## Data excerpt

══════

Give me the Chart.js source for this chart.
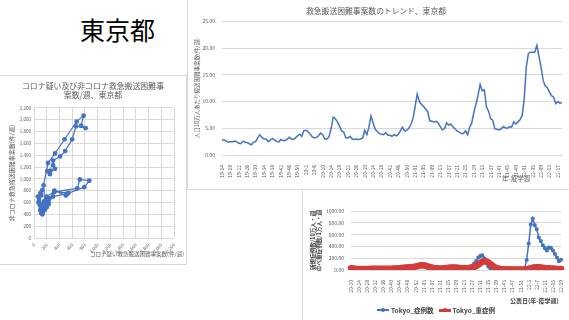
<!DOCTYPE html>
<html>
<head>
<meta charset="utf-8">
<script src="https://cdn.jsdelivr.net/npm/chart.js@4.4.1/dist/chart.umd.min.js"></script>
<style>
    body { margin: 0; width: 569px; height: 320px; overflow: hidden; position: relative; background: #fff;
           font-family: "Noto Sans CJK JP", sans-serif; }
    .panel { position: absolute; border: 1px solid #d9d9d9; box-sizing: border-box; }
    .box { position: absolute; }
    .txt { position: absolute; white-space: nowrap; line-height: 1; }
</style>
</head>
<body>
<div class="txt" style="left:80px;top:17px;font-size:25px;color:#000">東京都</div>

<div class="panel" style="left:-1px;top:75px;width:188px;height:190px"></div>
<div class="panel" style="left:187px;top:-1px;width:383px;height:191px"></div>
<div class="panel" style="left:302px;top:189px;width:268px;height:132px"></div>

<div class="box" style="left:0;top:76px;width:186px;height:188px"><canvas id="scatterChart"></canvas></div>
<div class="box" style="left:190px;top:0;width:379px;height:189px"><canvas id="trendChart"></canvas></div>
<div class="box" style="left:303px;top:190px;width:266px;height:130px"><canvas id="caseChart"></canvas></div>

<div class="txt" style="right:385px;top:252px;font-size:5.5px;color:#595959">コロナ疑い救急搬送困難事案数(件/週)</div>
<div class="txt" style="left:502px;top:175px;font-size:6.5px;color:#595959">年-疫学週</div>
<div class="txt" style="left:510px;top:298px;font-size:6px;font-weight:bold;color:#404040">公表日(年-疫学週)</div>
<div id="legend-cases" style="position:absolute;left:303px;width:266px;top:306px;display:flex;justify-content:center;gap:5px"></div>

<script>
const BLUE = '#4472C4';
const RED  = '#D43C3C';
const GRID = '#d9d9d9';

// scatter: weekly counts, in time order
const covidX    = [60, 100, 130, 110, 80, 70, 90, 110, 100, 120, 130, 115, 140, 160, 130, 150, 190, 230, 200, 170,
                   150, 160, 190, 220, 240, 320, 500, 540, 320, 200, 160, 140, 170, 150, 180, 200, 230, 320, 680, 720,
                   870, 790, 520, 300, 200, 150, 130, 120, 140, 150, 170, 150, 220, 330, 480, 670, 780, 740, 810, 660,
                   600, 490, 410, 300, 300, 330, 260, 210, 250];
const nonCovidY = [700, 760, 810, 720, 640, 600, 560, 520, 470, 440, 400, 420, 470, 520, 560, 600, 540, 570, 520, 480,
                   500, 560, 620, 680, 660, 800, 720, 760, 790, 700, 620, 560, 540, 480, 520, 560, 600, 780, 840, 990,
                   970, 860, 750, 700, 600, 540, 500, 450, 430, 520, 600, 890, 1270, 1430, 1670, 1970, 2070, 1900, 1860, 1890,
                   1670, 1470, 1380, 1310, 1230, 1170, 1140, 1130, 1080];

// trend: per 100k per week, 19-14 .. 22-19
const trendSpans  = [['19', 14, 52, false], ['20', 1, 53, false], ['21', 1, 52, true], ['22', 1, 19, true]];
const trendValues = [
    2.8, 2.8, 2.6, 2.4, 2.5, 2.5, 2.6, 2.5, 2.2, 2.1,
    2.6, 2.4, 2.3, 2.1, 1.9, 2.4, 2.5, 3.2, 3.8, 3.3,
    3.0, 3.0, 2.5, 2.8, 3.1, 2.8, 2.6, 2.4, 2.9, 2.7,
    2.7, 2.9, 3.3, 3.0, 2.9, 3.2, 3.6, 3.9, 3.5, 4.6,
    4.6, 4.4, 3.9, 3.4, 3.2, 3.3, 3.6, 4.1, 3.8, 3.0,
    3.0, 3.4, 5.0, 7.1, 6.8, 6.2, 5.4, 4.5, 4.3, 3.2,
    3.2, 3.5, 3.0, 2.9, 3.0, 2.9, 3.0, 3.2, 4.6, 3.8,
    5.2, 7.3, 6.0, 4.8, 4.4, 4.0, 3.9, 3.8, 4.2, 3.7,
    3.7, 3.5, 3.8, 3.6, 3.9, 4.5, 5.2, 4.5, 4.6, 5.0,
    5.7, 6.8, 9.0, 11.4, 10.0, 9.5, 9.1, 8.6, 8.1, 6.4,
    6.3, 6.2, 6.3, 6.0, 5.3, 4.7, 4.9, 6.0, 5.6, 5.8,
    5.3, 4.9, 4.5, 4.3, 4.0, 4.0, 4.5, 3.8, 5.2, 6.0,
    8.0, 9.5, 11.2, 13.2, 12.0, 12.2, 9.0, 8.2, 6.8, 6.5,
    4.9, 4.8, 4.7, 4.9, 5.3, 5.1, 5.0, 5.3, 5.2, 6.2,
    5.8, 6.2, 6.6, 7.4, 10.5, 16.5, 19.0, 19.2, 19.2, 19.2,
    20.5, 18.5, 16.5, 14.0, 12.9, 12.6, 11.8, 11.1, 10.8, 9.6,
    10.0, 9.7, 9.8
];

// cases: 20-20 .. 22-19
const caseSpans  = [['20', 20, 53, false], ['21', 1, 52, true], ['22', 1, 19, false]];
const newCases   = [
    2, 1, 1, 2, 2, 3, 5, 10, 15, 17,
    20, 21, 18, 14, 12, 10, 9, 10, 10, 11,
    10, 11, 12, 12, 14, 18, 23, 28, 30, 32,
    35, 45, 55, 75, 92, 85, 70, 50, 35, 25,
    18, 16, 15, 15, 17, 20, 25, 28, 33, 40,
    45, 42, 38, 33, 27, 25, 30, 37, 45, 55,
    75, 110, 150, 210, 235, 250, 200, 120, 60, 28,
    13, 6, 3, 2, 1, 1, 1, 1, 1, 1,
    1, 2, 2, 2, 3, 5, 30, 170, 450, 770,
    870, 760, 690, 550, 490, 420, 370, 330, 380, 375,
    330, 270, 210, 150, 175
];
const severeCases = [
    30, 25, 20, 18, 16, 15, 14, 14, 15, 17,
    20, 22, 22, 21, 20, 20, 20, 19, 20, 21,
    22, 23, 24, 26, 28, 32, 36, 40, 42, 45,
    48, 52, 58, 66, 75, 80, 78, 70, 60, 50,
    42, 35, 30, 27, 26, 26, 28, 32, 36, 40,
    42, 42, 40, 37, 33, 30, 28, 30, 32, 36,
    42, 52, 68, 90, 115, 140, 152, 145, 125, 100,
    75, 52, 35, 24, 17, 13, 11, 10, 9, 8,
    8, 7, 7, 7, 7, 7, 8, 12, 20, 30,
    38, 44, 46, 45, 42, 38, 34, 30, 28, 26,
    23, 20, 17, 15, 14
];

function weekLabels(spans) {
    const out = [];
    spans.forEach(([yy, from, to, pad]) => {
        for (let w = from; w <= to; w++) out.push(yy + '-' + (pad && w < 10 ? '0' + w : w));
    });
    return out;
}

function buildLegend(containerId, items) {
    const el = document.getElementById(containerId);
    if (!el) return;
    el.innerHTML = items.map(i =>
        `<span style="display:flex;align-items:center;gap:2px;font-size:6.5px;font-weight:bold;color:#404040;line-height:8px">
            <span style="position:relative;width:12px;height:${i.width}px;background:${i.color}">
                <span style="position:absolute;left:4px;top:${i.width / 2 - 2}px;width:4px;height:4px;border-radius:50%;background:${i.color}"></span>
            </span>
            ${i.label}
         </span>`
    ).join('');
}

Chart.defaults.font.family = '"Noto Sans CJK JP", sans-serif';
Chart.defaults.color = '#595959';
Chart.defaults.animation = false;

const BASE = {
    responsive: true,
    maintainAspectRatio: false,
    animation: false,
    events: [],
};

function everyFourth(v, i) { return i % 4 === 0 ? this.getLabelForValue(v) : null; }

new Chart(document.getElementById('scatterChart'), {
    type: 'scatter',
    data: {
        datasets: [{
            data: covidX.map((x, i) => ({ x, y: nonCovidY[i] })),
            showLine: true,
            borderColor: BLUE,
            backgroundColor: BLUE,
            borderWidth: 1.2,
            pointRadius: 1.8,
        }],
    },
    options: {
        ...BASE,
        layout: { padding: { left: 0, right: 0, top: 5, bottom: 0 } },
        plugins: {
            legend: { display: false },
            tooltip: { enabled: false },
            title: { display: true, text: ['コロナ疑い及び非コロナ救急搬送困難事', '案数/週、東京都'],
                     font: { size: 7.9, weight: 'normal' }, padding: { top: 0, bottom: 8 } },
        },
        scales: {
            x: { min: 0, max: 2200, ticks: { stepSize: 200, font: { size: 4.5 }, padding: 4 },
                 grid: { color: GRID, drawTicks: false }, border: { display: false },
                 afterFit: s => { s.height = 26; s.paddingRight = 12; } },
            y: { min: 0, max: 2200, ticks: { stepSize: 200, font: { size: 4.5 }, padding: 3 },
                 grid: { color: GRID, drawTicks: false }, border: { display: false },
                 title: { display: true, text: '非コロナ救急搬送困難事案数(件/週)', font: { size: 6 }, padding: { top: 8 } },
                 afterFit: s => { s.width = 34; } },
        },
    },
});

new Chart(document.getElementById('trendChart'), {
    type: 'line',
    data: {
        labels: weekLabels(trendSpans),
        datasets: [{ data: trendValues, borderColor: BLUE, borderWidth: 1.5, pointRadius: 0, tension: 0 }],
    },
    options: {
        ...BASE,
        layout: { padding: { left: 0, right: 7, top: 6, bottom: 0 } },
        plugins: {
            legend: { display: false },
            tooltip: { enabled: false },
            title: { display: true, text: '救急搬送困難事案数のトレンド、東京都',
                     font: { size: 7.8, weight: 'normal' }, padding: { top: 0, bottom: 6 } },
        },
        scales: {
            x: { grid: { display: false }, border: { color: GRID },
                 ticks: { autoSkip: false, minRotation: 90, maxRotation: 90, font: { size: 5 }, padding: 2, callback: everyFourth },
                 afterFit: s => { s.height = 34; } },
            y: { min: 0, max: 25, ticks: { stepSize: 5, font: { size: 5 }, padding: 7, callback: v => v.toFixed(2) },
                 grid: { color: GRID, drawTicks: false }, border: { display: false },
                 title: { display: true, text: '人口10万人あたり搬送困難事案数(件/週)', font: { size: 5.5 }, padding: { top: 3.5 } },
                 afterFit: s => { s.width = 32; } },
        },
    },
});

const caseSeries = [
    { label: 'Tokyo_症例数', data: newCases,    color: BLUE, width: 1.5, radius: 1.3, order: 1 },
    { label: 'Tokyo_重症例', data: severeCases, color: RED,  width: 3,   radius: 1.8, order: 0 },
];

buildLegend('legend-cases', caseSeries);

new Chart(document.getElementById('caseChart'), {
    type: 'line',
    data: {
        labels: weekLabels(caseSpans),
        datasets: caseSeries.map(s => ({
            label: s.label, data: s.data, borderColor: s.color, backgroundColor: s.color,
            borderWidth: s.width, pointRadius: s.radius, tension: 0, order: s.order,
        })),
    },
    options: {
        ...BASE,
        layout: { padding: { left: 0, right: 7, top: 21, bottom: 0 } },
        plugins: {
            tooltip: { enabled: false },
            legend: { display: false },
        },
        scales: {
            x: { grid: { display: false }, border: { color: GRID },
                 ticks: { autoSkip: false, minRotation: 90, maxRotation: 90, font: { size: 5 }, padding: 2, callback: everyFourth },
                 afterFit: s => { s.height = 50; } },
            y: { min: 0, max: 1000, ticks: { stepSize: 200, font: { size: 5 }, padding: 7, callback: v => v.toFixed(2) },
                 grid: { color: GRID, drawTicks: false }, border: { display: false },
                 title: { display: true, text: ['新規症例数/10万人・週', 'のべ重症例数/1万人・週'], color: '#404040',
                          font: { size: 5.6, weight: 'bold', lineHeight: 1 }, padding: { top: 7 } },
                 afterFit: s => { s.width = 48; } },
        },
    },
});
</script>
</body>
</html>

══════

## Task to carry out
Without the pictures, return the listing above from its first line through the line that has "const GRID = '#d9d9d9';".

## Result of this task
Give me the Chart.js source for this chart.
<!DOCTYPE html>
<html>
<head>
<meta charset="utf-8">
<script src="https://cdn.jsdelivr.net/npm/chart.js@4.4.1/dist/chart.umd.min.js"></script>
<style>
    body { margin: 0; width: 569px; height: 320px; overflow: hidden; position: relative; background: #fff;
           font-family: "Noto Sans CJK JP", sans-serif; }
    .panel { position: absolute; border: 1px solid #d9d9d9; box-sizing: border-box; }
    .box { position: absolute; }
    .txt { position: absolute; white-space: nowrap; line-height: 1; }
</style>
</head>
<body>
<div class="txt" style="left:80px;top:17px;font-size:25px;color:#000">東京都</div>

<div class="panel" style="left:-1px;top:75px;width:188px;height:190px"></div>
<div class="panel" style="left:187px;top:-1px;width:383px;height:191px"></div>
<div class="panel" style="left:302px;top:189px;width:268px;height:132px"></div>

<div class="box" style="left:0;top:76px;width:186px;height:188px"><canvas id="scatterChart"></canvas></div>
<div class="box" style="left:190px;top:0;width:379px;height:189px"><canvas id="trendChart"></canvas></div>
<div class="box" style="left:303px;top:190px;width:266px;height:130px"><canvas id="caseChart"></canvas></div>

<div class="txt" style="right:385px;top:252px;font-size:5.5px;color:#595959">コロナ疑い救急搬送困難事案数(件/週)</div>
<div class="txt" style="left:502px;top:175px;font-size:6.5px;color:#595959">年-疫学週</div>
<div class="txt" style="left:510px;top:298px;font-size:6px;font-weight:bold;color:#404040">公表日(年-疫学週)</div>
<div id="legend-cases" style="position:absolute;left:303px;width:266px;top:306px;display:flex;justify-content:center;gap:5px"></div>

<script>
const BLUE = '#4472C4';
const RED  = '#D43C3C';
const GRID = '#d9d9d9';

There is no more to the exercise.